Ethnographer-composer-performer-academic-musician, Alex E. Chávez earned his PhD in Anthropology from the University of Texas at Austin in 2010 with a concentration in folklore and public culture and holds doctoral portfolios in both Mexican American Studies and Cultural Studies. His most immediate research project was a multi-sited ethnographic study of huapango arribeño music performance among transnational Mexican migrants in both the United States and Mexico. With the support of the National Science Foundation and the Ford Foundation this work resulted in his doctoral dissertation and forms the basis of his book manuscript, ¡Huapango!: Mexican Music, Bordered Lives, and the Sounds of Crossing. This project has recently expanded into the realm of public anthropology. In collaboration with Daniel Sheehy—director of the Smithsonian Center for Folklife and Cultural Heritage—he is presently serving as lead consultant for a Smithsonian Folkways recording of huapango arribeño for inclusion in the world-renowned Tradiciones music series, lending an anthropological perspective on this music to a broader audience.

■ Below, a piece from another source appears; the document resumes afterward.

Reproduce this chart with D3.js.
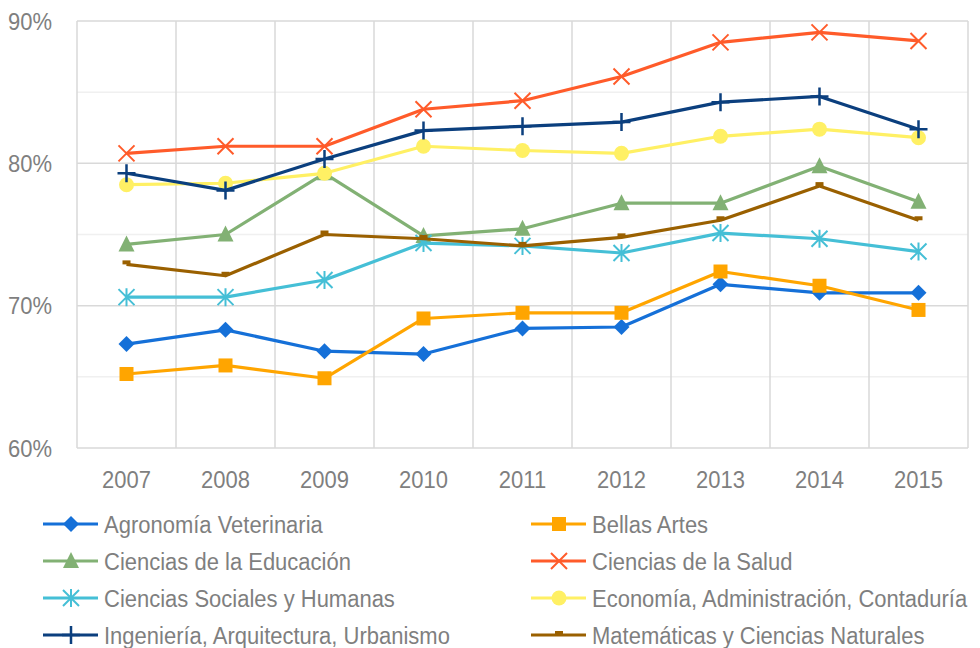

Centered around the US-Mexico Borderlands and Latinas/os in the United States, more broadly, Chavez’s research interests as a cultural anthropologist explore the innermost workings of transnational migration, embodiment, place-making, and everyday life as manifest in political economies of performance with particular emphasis on music and language. Combining a variety of critical approaches in cultural geography, linguistic anthropology, ethnomusicology, and critical theory, his explorations of music, language, and expressive culture reveal the dissonances and meanings behind the social structures and racialized zones they emerge out of and often challenge. A specialist in these areas of study, his work also bridges scholarship and creative expression as a means to interrogate how performative utterances—linguistic, musical, gesticular—intersect with larger cultural concerns surrounding illegality, mobility, racialized personhood, and the intimacies that bind everyday life across physical and cultural borders. In this regard, he has consistently crossed the boundary between performer and ethnographer in both Mexico and the United States. As a student and practitioner of various Mexican folk musics over the past fifteen years, he has engaged in music-making alongside his interlocuters, transforming his own experiences into a unique perspective on the body politics of performance that has shaped his understanding of how people cross various types of borders.
An accomplished musician and multi-instrumentalist, Chávez has performance experience in an array of styles ranging from American popular music to traditional Mexican son. He has recorded and toured with his own music projects, composed documentary scores (most recently Emmy Award-winning Where Soldiers Come From, Dir. Heather Courtney, 2011), and collaborated with various artists including Charanga Cakewalk/Lila Downs, Martin Perna of the Antibalas Afrobeat Orchestra, in addition to members of the critically acclaimed Quetzal and Son de Madera, Grammy Award winning Grupo Fantasma, and Latin Grammy Award nominated Sones de México. Over the years, he has been invited to perform at a number of prestigious venues, including the Old Town School of Folk Music's Folk and Roots Festival, the Joshua Tree Roots Music Festival, and the Austin City Limits Music Festival.
Following post-doctoral appointments with the Institute for Latino Studies at the University of Notre Dame and at the University of Illinois at Urbana-Champaign (where he served as both a Chancellor’s Postdoctoral Research Associate in the Department of Latina/Latino Studies and a Research Associate in the Department of Anthropology), he is now Visiting Assistant Professor in the Latin American and Latino Studies Program at the University of Illinois at Chicago where he teaches, continues work on a series of academic manuscripts, and performs.